The California Highway Patrol is dealing with the increasing problem of pedestrians walking on freeways, and they're using a unique unit to handle the issue.
Records from the CHP show that in Los Angeles County alone, the number of calls of pedestrians on freeways more than doubled from 2015 to 2016, going from 17,181 to 36,183. To combat that increase, the CHP deploys its pedestrian enforcement detail, whose sole focus is to deal with pedestrians on the roadways.
CHP Officer Roberto Gomez attributed the spike in people walking on highways to an increase in population. "The population is increasing, as you see with all the buildings that are being built in downtown Los Angeles, and also the homelessness is increasing," he said.
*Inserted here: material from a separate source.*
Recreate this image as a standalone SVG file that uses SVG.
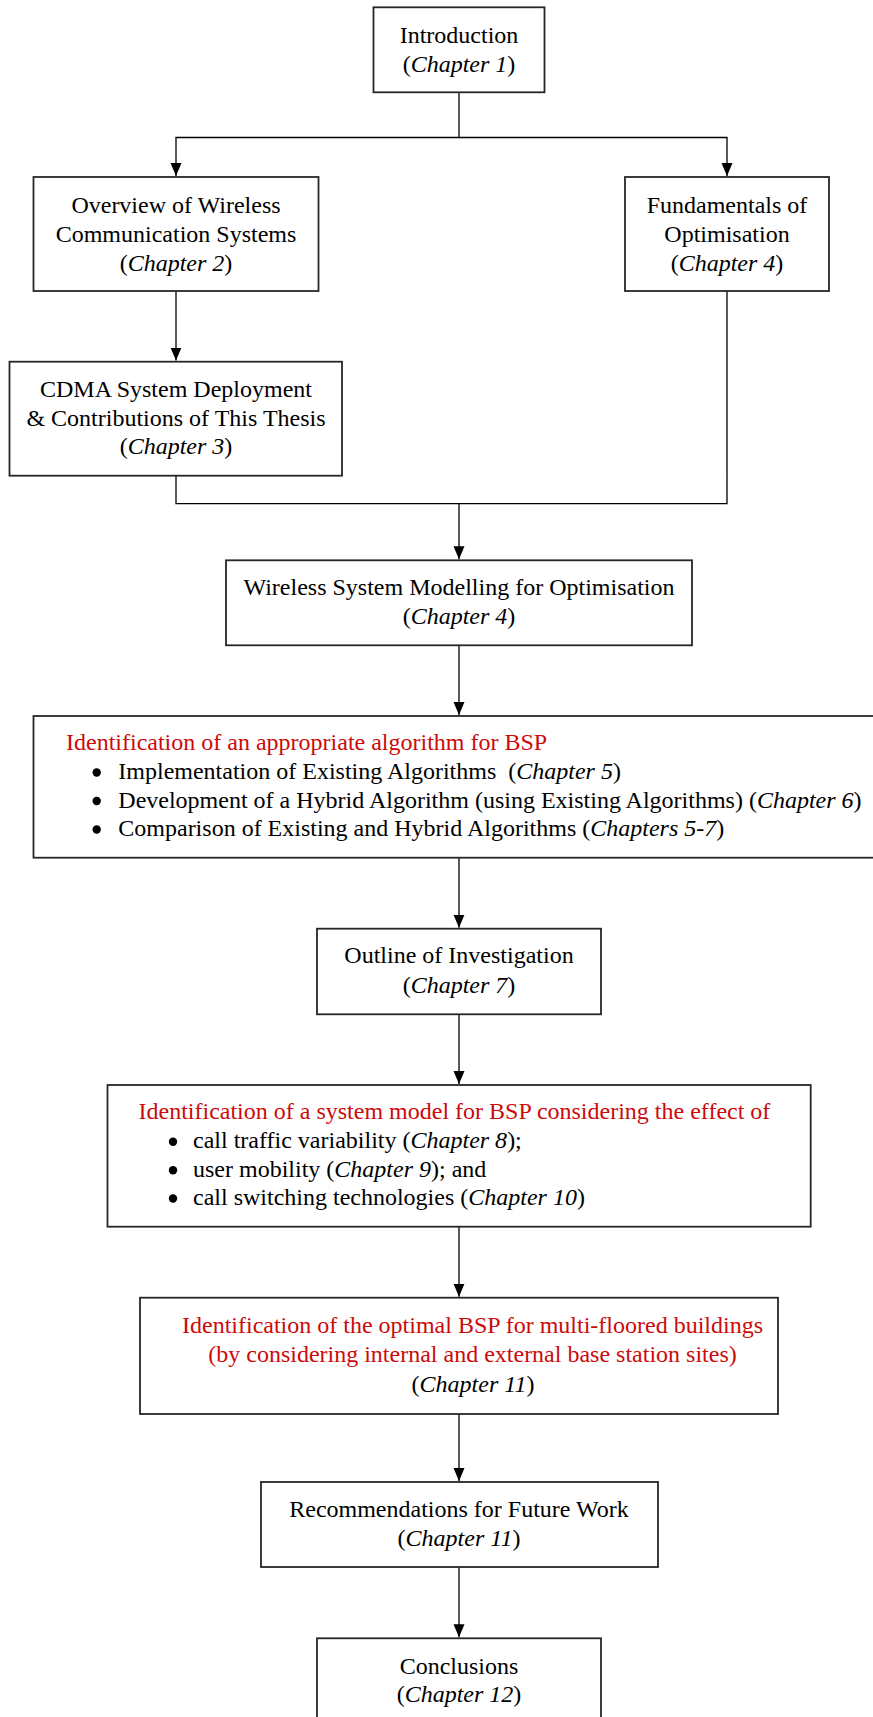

As he climbed up the side of an underpass of the 101 Freeway, CHP Officer Matthew Hong underscored how the homelessness problem has exacerbated the issue. "Instead of traversing through city streets, they can go straight on the freeway," he said, pointing to the Vermont Avenue exit just a few lanes of traffic away.
That's why this specialized unit patrols areas known to have makeshift homes, focusing on making sure that people avoid the roads altogether by talking to them and offering them assistance.
Gomez said fencing and other barriers are repaired on a consistent basis, but as the number of calls continues to rise, there is room to explore other alternatives.